The point of that little vignette is this: our cell phones are always with us. We wake up with them, we go to sleep with them, and we might even take them into the shower with us (one of my friends really loves music in the shower). However, when it comes to keeping appointments, being on time, and actually being responsive, it is as if we run from the conveniences of the 21st century, back to the 1800s. How many times have you heard this refrain, “Oh man, I’m so sorry, I didn’t have my phone”? Oh, so you didn’t get up for work all week? How about this one, “I didn’t see your text.” You didn’t see my text come up on your phone, computer, and tablet simultaneously?” Finally, my personal favorite, “I’m so sorry, were we supposed to meet today?” Yeah, my Google calendar, iCal, and Outlook all stopped sending me reminders too. Literally, with all the productivity apps and built-in reminders our cell phones have, I hear these excuses more and more each week. It’s actually starting to get pretty annoying.
Let me just pull back for a moment. I don’t want to generalize. Sometimes, these excuses are completely legitimate because technology messes things up, that’s a fact. However, more often than not, these are excuses that we use when we make the choice not to respond to certain individuals or events, when we, ultimately, choose not to be reliable.

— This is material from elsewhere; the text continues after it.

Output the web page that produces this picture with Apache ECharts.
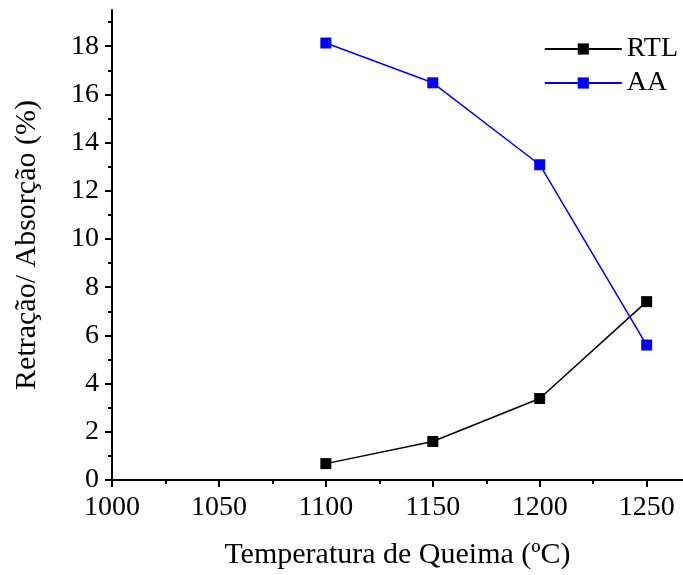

Now, that’s a powerful statement. I want to think about reliability as a choice. It seems that the millennial generation prides itself on being the least reliable generation simply because it’s cool to consciously become technology distant. There are so many apps for freezing one’s computer and so many self-help books that say to unplug for at least an hour a day for mental health.
I’m a big supporter of putting my phone on Airplane mode during runs or workouts just to be disconnected for a little bit; it keeps me sane. However, after that period of time is over, I turn off Airplane mode and resume my normal life, because the real world beckons. I have to respond to certain things so that plans can be made, assignments can be completed, and other people can go along with their day. In essence, I don’t want to hold anyone else up because that’s just rude. However, more and more of my peers use the excuse of unplugging as a badge of honor, to symbolize that they’re looking out for their mental health and being more productive irl (in real life). That is all well and good, but when days go by between texts or emails that’s a choice to be unreliable and a choice not to speak to me personally.
Additionally, I also think being unreliable is kind of in vogue now, the cool thing to do as it were. So many people say, “I’m a horrible texter”like it’s a positive attribute and something that they don’t need to work on. They trumpet it around as if it means they’re so busy doing other things that they don’t even have time to text. I think we need to be more honest with ourselves. First of all, no one is that busy. Let’s be honest, these individuals, if they have a significant other or trying to have one, are using their phones for something (i.e dating apps). Being responsive to you and others is simply not a priority for them. They are making a choice to be unreliable, because, let’s face it, you can’t have sex with someone that doesn’t answer you back; they’re responding to people, just not to you.
While it sounds like I’m being overly negative, I really am not. I completely acknowledge that time is a finite quantity and that there are only 24 hours in the day (although I think Beyoncé has slightly more, just saying). It’s okay to prioritize one’s time, I certainly prioritize mine. However, just own up to the fact that that other individual or group isn’t your priority anymore and don’t text back at all. Don’t apologetically text them back days later and make some excuse. Be proud of the way you use your time, even if it’s consciously not responding to your friends. I say, don’t let unreliability be the standard, and don’t put up with your friends that are that way. Let them know that your time is more valuable than putting up with their bull. Once we stop accepting that behavior, people will change. Who’s with me?